#### Given material ####

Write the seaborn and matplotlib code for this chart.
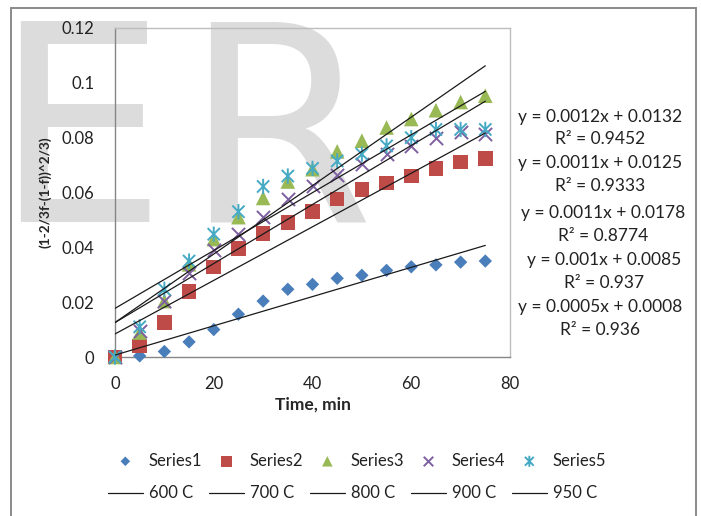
import numpy as np
import pandas as pd
import matplotlib
matplotlib.use("Agg")
import matplotlib.pyplot as plt
from matplotlib.path import Path
from matplotlib.patches import Rectangle
from matplotlib import font_manager
import seaborn as sns

# ---------------- data ----------------
time_min = [0, 5, 10, 15, 20, 25, 30, 35, 40, 45, 50, 55, 60, 65, 70, 75]
series1 = [0.0, 0.0004, 0.0020, 0.0055, 0.0100, 0.0156, 0.0204, 0.0247,
           0.0265, 0.0287, 0.0298, 0.0316, 0.0329, 0.0336, 0.0346, 0.0350]
series2 = [0.0, 0.0040, 0.0125, 0.0239, 0.0329, 0.0396, 0.0451, 0.0490,
           0.0530, 0.0576, 0.0612, 0.0634, 0.0660, 0.0688, 0.0712, 0.0725]
series3 = [0.0, 0.0089, 0.0204, 0.0338, 0.0430, 0.0510, 0.0580, 0.0640,
           0.0685, 0.0750, 0.0789, 0.0837, 0.0868, 0.0900, 0.0930, 0.0953]
series4 = [0.0, 0.0095, 0.0204, 0.0308, 0.0390, 0.0448, 0.0510, 0.0576,
           0.0624, 0.0665, 0.0703, 0.0742, 0.0770, 0.0800, 0.0819, 0.0815]
series5 = [0.0, 0.0110, 0.0247, 0.0350, 0.0448, 0.0530, 0.0622, 0.0660,
           0.0688, 0.0715, 0.0740, 0.0770, 0.0800, 0.0830, 0.0830, 0.0830]

series_names = ["Series1", "Series2", "Series3", "Series4", "Series5"]
trend_names = ["600 C", "700 C", "800 C", "900 C", "950 C"]
colors = ["#4A7EBB", "#BE4B48", "#98B954", "#7D60A0", "#46AAC5"]

eq_texts = ["y = 0.0012x + 0.0132", "y = 0.0011x + 0.0125", "y = 0.0011x + 0.0178",
            "y = 0.001x + 0.0085", "y = 0.0005x + 0.0008"]
r2_texts = ["R\u00b2 = 0.9452", "R\u00b2 = 0.9333", "R\u00b2 = 0.8774",
            "R\u00b2 = 0.937", "R\u00b2 = 0.936"]

x_ticks = [0, 20, 40, 60, 80]
x_tick_labels = ["0", "20", "40", "60", "80"]
y_ticks = [0, 0.02, 0.04, 0.06, 0.08, 0.10, 0.12]
y_tick_labels = ["0", "0.02", "0.04", "0.06", "0.08", "0.1", "0.12"]

x_label = "Time, min"
y_label = "(1-2/3f-(1-f))^2/3)"
watermark = ["E", "R"]

# ---------------- style ----------------
sns.set_theme(style="white")
plt.rcParams["font.family"] = ["Lato", "DejaVu Sans"]
plt.rcParams["text.color"] = "#222222"

installed = {f.name for f in font_manager.fontManager.ttflist}
if "Liberation Sans Narrow" in installed:
    ylab_family, ylab_size = ["Liberation Sans Narrow", "DejaVu Sans"], 11.5
else:
    ylab_family, ylab_size = ["Lato", "DejaVu Sans"], 9.8

W, H = 701, 516
fig = plt.figure(figsize=(W / 100, H / 100), dpi=100)
fig.patch.set_facecolor("white")

# watermark letters (behind everything)
for letter, xpx in zip(watermark, [-7, 183]):
    fig.text(xpx / W, 1 - 222 / H, letter, fontsize=197, color="#DCDCDC",
             ha="left", va="baseline", zorder=0, family="DejaVu Sans")

# outer chart border
fig.patches.append(Rectangle((11 / W, -0.1), (696 - 11) / W, 1.1 - 8 / H,
                             transform=fig.transFigure, fill=False,
                             edgecolor="#8A8A8A", lw=1.4, zorder=1))

ax = fig.add_axes([115 / W, 1 - 357 / H, (510 - 115) / W, (357 - 28) / H])
ax.set_facecolor("none")
ax.set_zorder(2)

star = Path([(-1, -1), (1, 1), (-1, 1), (1, -1), (0, -1.25), (0, 1.25)],
            [Path.MOVETO, Path.LINETO, Path.MOVETO, Path.LINETO, Path.MOVETO, Path.LINETO])
markers = ["D", "s", "^", "x", star]
sizes = [6.8 ** 2, 10.5 ** 2, 10.5 ** 2, 9.5 ** 2, 11 ** 2]
all_series = [series1, series2, series3, series4, series5]

df = pd.DataFrame({"time": time_min})
for name, vals in zip(series_names, all_series):
    df[name] = vals

for i, name in enumerate(series_names):
    if i < 3:
        sns.scatterplot(data=df, x="time", y=name, ax=ax, marker=markers[i],
                        s=sizes[i], color=colors[i], edgecolor="none",
                        linewidth=0, label=name, zorder=3, clip_on=False)
    elif i == 3:
        sns.scatterplot(data=df, x="time", y=name, ax=ax, marker=markers[i],
                        s=sizes[i], color=colors[i], linewidth=1.4,
                        label=name, zorder=3, clip_on=False)
    else:
        sns.scatterplot(data=df, x="time", y=name, ax=ax, marker=markers[i],
                        s=sizes[i], color=colors[i], edgecolor=colors[i],
                        facecolor="none", linewidth=1.4,
                        label=name, zorder=3, clip_on=False)

for i, name in enumerate(series_names):
    sns.regplot(data=df, x="time", y=name, ax=ax, scatter=False, ci=None,
                truncate=True, color="#1a1a1a",
                line_kws=dict(lw=0.9, zorder=4), label=trend_names[i])

ax.set_xlim(0, 80)
ax.set_ylim(0, 0.12)
ax.set_xticks(x_ticks)
ax.set_xticklabels(x_tick_labels)
ax.set_yticks(y_ticks)
ax.set_yticklabels(y_tick_labels)
ax.tick_params(axis="both", length=0, labelsize=12, colors="#222222")
ax.tick_params(axis="y", pad=15)
ax.tick_params(axis="x", pad=14)
ax.set_xlabel(x_label, fontsize=12.5, fontweight="bold", labelpad=3)
ax.set_ylabel(y_label, fontsize=ylab_size, fontweight="bold", labelpad=7,
              family=ylab_family)
for side in ["left", "bottom"]:
    ax.spines[side].set_color("#868686")
    ax.spines[side].set_linewidth(1.0)
for side in ["top", "right"]:
    ax.spines[side].set_color("#BDBDBD")
    ax.spines[side].set_linewidth(1.0)

# equation labels
eq_y = [117, 163, 213, 260, 307]
r2_y = [139, 186, 236, 283, 330]
eq_x = [600, 600, 603, 604, 600]
for i in range(5):
    fig.text(eq_x[i] / W, 1 - eq_y[i] / H, eq_texts[i], ha="center", va="center",
             fontsize=12.5, color="#222222")
    fig.text(eq_x[i] / W, 1 - r2_y[i] / H, r2_texts[i], ha="center", va="center",
             fontsize=12.5, color="#222222")

# legend: two rows (markers, then trend lines)
handles, labels = ax.get_legend_handles_labels()
if ax.legend_:
    ax.legend_.remove()
hmap = dict(zip(labels, handles))
order = []
for s, t in zip(series_names, trend_names):
    order += [s, t]
leg = fig.legend([hmap[k] for k in order], order, ncol=5, loc="center",
                 bbox_to_anchor=(357 / W, 1 - 477 / H), frameon=False,
                 fontsize=12, markerscale=0.72, handlelength=2.1,
                 handletextpad=0.35, columnspacing=0.4, labelspacing=1.0)
for t in leg.get_texts():
    t.set_color("#222222")

fig.savefig("out.png", dpi=100, facecolor="white")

####

Work to do →
Copy all the lines of data exactly as they appear, dropping any images.

Complete answer →
Write the seaborn and matplotlib code for this chart.
import numpy as np
import pandas as pd
import matplotlib
matplotlib.use("Agg")
import matplotlib.pyplot as plt
from matplotlib.path import Path
from matplotlib.patches import Rectangle
from matplotlib import font_manager
import seaborn as sns

# ---------------- data ----------------
time_min = [0, 5, 10, 15, 20, 25, 30, 35, 40, 45, 50, 55, 60, 65, 70, 75]
series1 = [0.0, 0.0004, 0.0020, 0.0055, 0.0100, 0.0156, 0.0204, 0.0247,
           0.0265, 0.0287, 0.0298, 0.0316, 0.0329, 0.0336, 0.0346, 0.0350]
series2 = [0.0, 0.0040, 0.0125, 0.0239, 0.0329, 0.0396, 0.0451, 0.0490,
           0.0530, 0.0576, 0.0612, 0.0634, 0.0660, 0.0688, 0.0712, 0.0725]
series3 = [0.0, 0.0089, 0.0204, 0.0338, 0.0430, 0.0510, 0.0580, 0.0640,
           0.0685, 0.0750, 0.0789, 0.0837, 0.0868, 0.0900, 0.0930, 0.0953]
series4 = [0.0, 0.0095, 0.0204, 0.0308, 0.0390, 0.0448, 0.0510, 0.0576,
           0.0624, 0.0665, 0.0703, 0.0742, 0.0770, 0.0800, 0.0819, 0.0815]
series5 = [0.0, 0.0110, 0.0247, 0.0350, 0.0448, 0.0530, 0.0622, 0.0660,
           0.0688, 0.0715, 0.0740, 0.0770, 0.0800, 0.0830, 0.0830, 0.0830]

series_names = ["Series1", "Series2", "Series3", "Series4", "Series5"]
trend_names = ["600 C", "700 C", "800 C", "900 C", "950 C"]
colors = ["#4A7EBB", "#BE4B48", "#98B954", "#7D60A0", "#46AAC5"]

eq_texts = ["y = 0.0012x + 0.0132", "y = 0.0011x + 0.0125", "y = 0.0011x + 0.0178",
            "y = 0.001x + 0.0085", "y = 0.0005x + 0.0008"]
r2_texts = ["R\u00b2 = 0.9452", "R\u00b2 = 0.9333", "R\u00b2 = 0.8774",
            "R\u00b2 = 0.937", "R\u00b2 = 0.936"]

x_ticks = [0, 20, 40, 60, 80]
x_tick_labels = ["0", "20", "40", "60", "80"]
y_ticks = [0, 0.02, 0.04, 0.06, 0.08, 0.10, 0.12]
y_tick_labels = ["0", "0.02", "0.04", "0.06", "0.08", "0.1", "0.12"]

x_label = "Time, min"
y_label = "(1-2/3f-(1-f))^2/3)"
watermark = ["E", "R"]

# ---------------- style ----------------
sns.set_theme(style="white")
plt.rcParams["font.family"] = ["Lato", "DejaVu Sans"]
plt.rcParams["text.color"] = "#222222"

installed = {f.name for f in font_manager.fontManager.ttflist}
if "Liberation Sans Narrow" in installed:
    ylab_family, ylab_size = ["Liberation Sans Narrow", "DejaVu Sans"], 11.5
else:
    ylab_family, ylab_size = ["Lato", "DejaVu Sans"], 9.8

W, H = 701, 516
fig = plt.figure(figsize=(W / 100, H / 100), dpi=100)
fig.patch.set_facecolor("white")

# watermark letters (behind everything)
for letter, xpx in zip(watermark, [-7, 183]):
    fig.text(xpx / W, 1 - 222 / H, letter, fontsize=197, color="#DCDCDC",
             ha="left", va="baseline", zorder=0, family="DejaVu Sans")

# outer chart border
fig.patches.append(Rectangle((11 / W, -0.1), (696 - 11) / W, 1.1 - 8 / H,
                             transform=fig.transFigure, fill=False,
                             edgecolor="#8A8A8A", lw=1.4, zorder=1))

ax = fig.add_axes([115 / W, 1 - 357 / H, (510 - 115) / W, (357 - 28) / H])
ax.set_facecolor("none")
ax.set_zorder(2)

star = Path([(-1, -1), (1, 1), (-1, 1), (1, -1), (0, -1.25), (0, 1.25)],
            [Path.MOVETO, Path.LINETO, Path.MOVETO, Path.LINETO, Path.MOVETO, Path.LINETO])
markers = ["D", "s", "^", "x", star]
sizes = [6.8 ** 2, 10.5 ** 2, 10.5 ** 2, 9.5 ** 2, 11 ** 2]
all_series = [series1, series2, series3, series4, series5]

df = pd.DataFrame({"time": time_min})
for name, vals in zip(series_names, all_series):
    df[name] = vals

for i, name in enumerate(series_names):
    if i < 3:
        sns.scatterplot(data=df, x="time", y=name, ax=ax, marker=markers[i],
                        s=sizes[i], color=colors[i], edgecolor="none",
                        linewidth=0, label=name, zorder=3, clip_on=False)
    elif i == 3:
        sns.scatterplot(data=df, x="time", y=name, ax=ax, marker=markers[i],
                        s=sizes[i], color=colors[i], linewidth=1.4,
                        label=name, zorder=3, clip_on=False)
    else:
        sns.scatterplot(data=df, x="time", y=name, ax=ax, marker=markers[i],
                        s=sizes[i], color=colors[i], edgecolor=colors[i],
                        facecolor="none", linewidth=1.4,
                        label=name, zorder=3, clip_on=False)

for i, name in enumerate(series_names):
    sns.regplot(data=df, x="time", y=name, ax=ax, scatter=False, ci=None,
                truncate=True, color="#1a1a1a",
                line_kws=dict(lw=0.9, zorder=4), label=trend_names[i])

ax.set_xlim(0, 80)
ax.set_ylim(0, 0.12)
ax.set_xticks(x_ticks)
ax.set_xticklabels(x_tick_labels)
ax.set_yticks(y_ticks)
ax.set_yticklabels(y_tick_labels)
ax.tick_params(axis="both", length=0, labelsize=12, colors="#222222")
ax.tick_params(axis="y", pad=15)
ax.tick_params(axis="x", pad=14)
ax.set_xlabel(x_label, fontsize=12.5, fontweight="bold", labelpad=3)
ax.set_ylabel(y_label, fontsize=ylab_size, fontweight="bold", labelpad=7,
              family=ylab_family)
for side in ["left", "bottom"]:
    ax.spines[side].set_color("#868686")
    ax.spines[side].set_linewidth(1.0)
for side in ["top", "right"]:
    ax.spines[side].set_color("#BDBDBD")
    ax.spines[side].set_linewidth(1.0)

# equation labels
eq_y = [117, 163, 213, 260, 307]
r2_y = [139, 186, 236, 283, 330]
eq_x = [600, 600, 603, 604, 600]
for i in range(5):
    fig.text(eq_x[i] / W, 1 - eq_y[i] / H, eq_texts[i], ha="center", va="center",
             fontsize=12.5, color="#222222")
    fig.text(eq_x[i] / W, 1 - r2_y[i] / H, r2_texts[i], ha="center", va="center",
             fontsize=12.5, color="#222222")

# legend: two rows (markers, then trend lines)
handles, labels = ax.get_legend_handles_labels()
if ax.legend_:
    ax.legend_.remove()
hmap = dict(zip(labels, handles))
order = []
for s, t in zip(series_names, trend_names):
    order += [s, t]
leg = fig.legend([hmap[k] for k in order], order, ncol=5, loc="center",
                 bbox_to_anchor=(357 / W, 1 - 477 / H), frameon=False,
                 fontsize=12, markerscale=0.72, handlelength=2.1,
                 handletextpad=0.35, columnspacing=0.4, labelspacing=1.0)
for t in leg.get_texts():
    t.set_color("#222222")

fig.savefig("out.png", dpi=100, facecolor="white")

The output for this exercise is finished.